Nuclear energy developer MoltexFLEX has reached what it calls a watershed in the development of its small modular FLEX reactor that is expected to see the UK-based company move to the next level, from the pre-concept science phase into accelerated product and project delivery.

In doing so, the company expects to expand its operations and has significantly refined the design of its FLEX molten salt reactor – delivering a 50% increase in power output, while maintaining previous targets for overnight capital cost and cost per MWh.

Despite the recent increases in commodity prices around the world, the FLEX reactor is claimed to be able to generate electricity for less than £30/MWh when used as a source of baseload power.

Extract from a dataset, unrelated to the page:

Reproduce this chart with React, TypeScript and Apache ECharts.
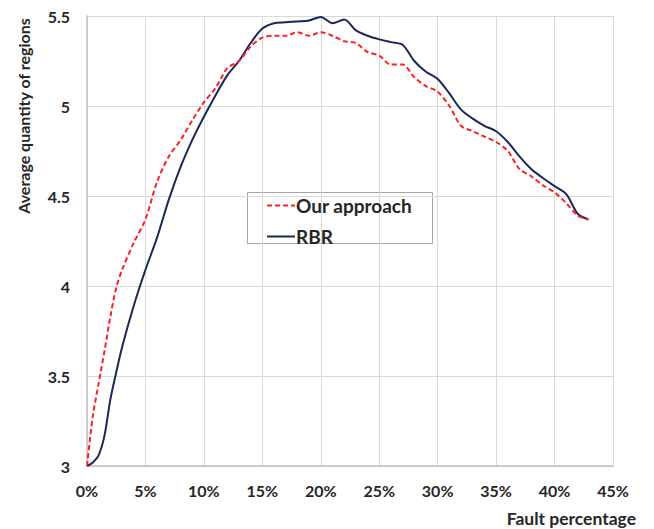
import React, { useEffect, useRef } from "react";
import * as echarts from "echarts";

const faultPct = [0, 0.5, 1, 1.5, 2, 2.5, 3, 4, 5, 6, 7, 8, 9, 10, 11, 12, 13, 14, 15, 16, 17, 18, 19, 20, 21, 22, 23, 24, 25, 26, 27, 28, 29, 30, 31, 32, 33, 34, 35, 36, 37, 38, 39, 40, 41, 42, 42.9];
const ourApproach = [3.0, 3.28, 3.46, 3.64, 3.83, 3.99, 4.09, 4.24, 4.37, 4.58, 4.72, 4.81, 4.92, 5.02, 5.1, 5.21, 5.25, 5.33, 5.38, 5.39, 5.39, 5.41, 5.39, 5.41, 5.39, 5.36, 5.35, 5.3, 5.28, 5.23, 5.23, 5.16, 5.11, 5.08, 5.0, 4.89, 4.86, 4.83, 4.8, 4.75, 4.65, 4.61, 4.56, 4.52, 4.46, 4.39, 4.37];
const rbr = [3.0, 3.02, 3.06, 3.17, 3.37, 3.52, 3.66, 3.89, 4.09, 4.27, 4.48, 4.66, 4.81, 4.94, 5.06, 5.17, 5.25, 5.35, 5.43, 5.46, 5.465, 5.47, 5.475, 5.495, 5.46, 5.48, 5.42, 5.39, 5.37, 5.355, 5.34, 5.25, 5.19, 5.15, 5.07, 4.98, 4.93, 4.89, 4.86, 4.8, 4.72, 4.65, 4.6, 4.555, 4.51, 4.4, 4.37];
const seriesNames = ["Our approach", "RBR"];
const xTitle = "Fault percentage";
const yTitle = "Average quantity of regions";

const FONT = "Lato, 'Open Sans', sans-serif";

export default function App() {
  const ref = useRef<HTMLDivElement>(null);
  useEffect(() => {
    if (!ref.current) return;
    const chart = echarts.init(ref.current, undefined, { renderer: "svg" });
    chart.setOption({
      animation: false,
      backgroundColor: "#ffffff",
      grid: { left: 87, right: 41, top: 16, bottom: 63 },
      xAxis: {
        type: "value",
        min: 0,
        max: 45,
        interval: 5,
        axisLine: { show: true, lineStyle: { color: "#bfbfbf", width: 1.5 } },
        axisTick: { show: false },
        splitLine: { show: true, lineStyle: { color: "#d9d9d9", width: 1 } },
        axisLabel: {
          formatter: (v: number) => `${v}%`,
          color: "#262626",
          fontFamily: FONT,
          fontWeight: "bold",
          fontSize: 16,
          margin: 16,
        },
      },
      yAxis: {
        type: "value",
        min: 3,
        max: 5.5,
        interval: 0.5,
        axisLine: { show: true, lineStyle: { color: "#bfbfbf", width: 1.5 } },
        axisTick: { show: false },
        splitLine: { show: true, lineStyle: { color: "#d9d9d9", width: 1 } },
        axisLabel: {
          color: "#262626",
          fontFamily: FONT,
          fontWeight: "bold",
          fontSize: 16,
          margin: 17,
        },
      },
      legend: {
        show: true,
        orient: "vertical",
        left: 266,
        top: 196,
        itemWidth: 28,
        itemHeight: 14,
        itemGap: 12,
        padding: 0,
        data: seriesNames,
        itemStyle: { opacity: 0 },
        textStyle: {
          color: "#262626",
          fontFamily: FONT,
          fontWeight: "bold",
          fontSize: 19,
          padding: [0, 0, 0, -4],
        },
      },
      graphic: [
        {
          type: "rect",
          z: -1,
          left: 247,
          top: 192,
          shape: { width: 185, height: 51 },
          style: { fill: "#ffffff", stroke: "#a6a6a6", lineWidth: 1 },
        },
        {
          type: "text",
          x: 23,
          y: 116,
          rotation: Math.PI / 2,
          style: {
            text: yTitle,
            fill: "#262626",
            font: `bold 16px ${FONT}`,
            align: "center",
            verticalAlign: "middle",
          },
        },
        {
          type: "text",
          x: 636,
          y: 518,
          style: {
            text: xTitle,
            fill: "#262626",
            font: `bold 17.5px ${FONT}`,
            align: "right",
            verticalAlign: "middle",
          },
        },
      ],
      series: [
        {
          name: seriesNames[0],
          type: "line",
          data: faultPct.map((x, i) => [x, ourApproach[i]]),
          smooth: 0.3,
          showSymbol: false,
          symbol: "none",
          itemStyle: { color: "#ff1f1f" },
          lineStyle: { color: "#ff1f1f", width: 2, type: [5, 3] },
          z: 3,
        },
        {
          name: seriesNames[1],
          type: "line",
          data: faultPct.map((x, i) => [x, rbr[i]]),
          smooth: 0.3,
          showSymbol: false,
          symbol: "none",
          itemStyle: { color: "#1c2759" },
          lineStyle: { color: "#1c2759", width: 2 },
          z: 2,
        },
      ],
    });
    return () => chart.dispose();
  }, []);
  return <div ref={ref} style={{ width: 654, height: 529, position: "absolute", left: 0, top: 0 }} />;
}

We have firmly established the core aspects of the FLEX concept as we ramp up engineering design,” said MoltexFLEX head of Engineering Chris Hankinson. “More work will be undertaken over the coming months to further refine and finally freeze the design, and this will then be taken forward to create our first-of-a-kind reactor.”

The current work programme sets MoltexFLEX on the road toward delivering its prototype FLEX reactor around the turn of the decade. The main changes to the design include an increase in power output from 40MWth/16MWe as originally envisaged to 60MWth/24MWe, made possible by optimisation of the core design and the fuel pin material.

The refuelling schedule has also been adjusted to account for the fact that the reactor will now use 5% low-enriched uranium (LEU) instead of 6% LEU. This change will increase the reactor’s global applicability and harness the existing fuel supply chain.

MoltexFLEX CEO David Landon commented: “The work we have completed further boosts our confidence in the design and economics of the FLEX reactor, and our ability to deliver a first reactor ready for global roll-out through the 2030s.”